Strategies in huckster narratology

A few new accessions to the critical futures lexicon, courtesy Stefan Collini’s dissection of the B-school blandishments of UK HE policy:

One of the most revealing features of [the HE White Paper’s] prose is the way the tense that might be called the mission-statement present is used to disguise implausible non sequiturs as universally acknowledged general truths. Here is one mantra, repeated in similar terms at several points: ‘Putting financial power into the hands of learners makes student choice meaningful.’ Part of the brilliance of the semantic reversals at the heart of such Newspeak lies in the simple transposition of negative to positive. After all, ‘putting financial power into the hands of learners’ means ‘making them pay for something they used to get as of right’. So forcing you to pay for something enhances your power. And then the empty, relationship-counselling cadence of the assertion that this ‘makes student choice meaningful’. Translation: ‘If you choose something because you care about it and hope it will extend your human capacities it will have no significance for you, but if you are paying for it then you will scratch people’s eyes out to get what you’re entitled to.’ No paying, no meaning. After all, why else would anyone do anything?

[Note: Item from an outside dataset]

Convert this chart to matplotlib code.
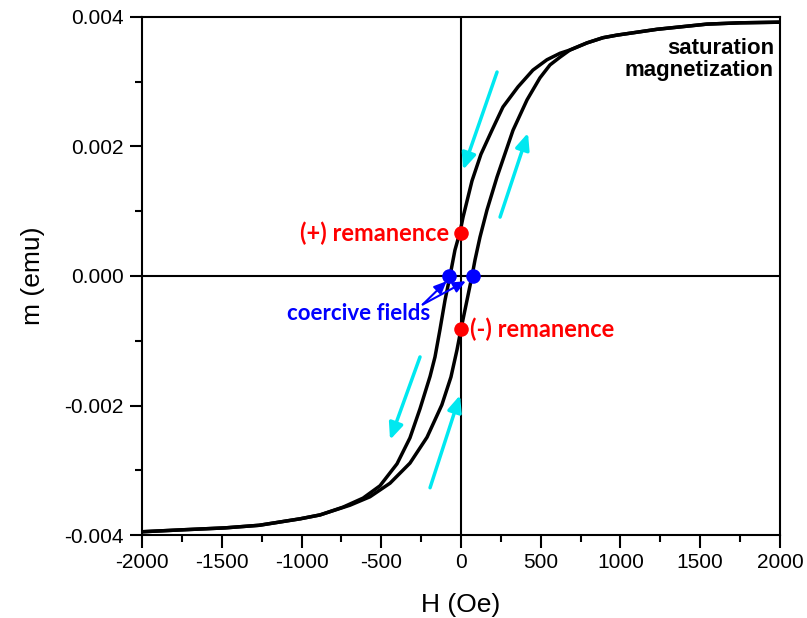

Another favoured tense in official documents is what might be called the dogmatic future. For example: allowing new providers to enter the market ‘will also lead to higher education institutions concentrating on high-quality teaching’. Not, you understand, in the way they concentrate on it at present, but in the way they ‘will’ when Cramme, Chargem and Skimp set up shop down the road. Or again: ‘empowering’ students by loading high levels of debt onto them will stimulate ‘competition between [sic] the best academics’.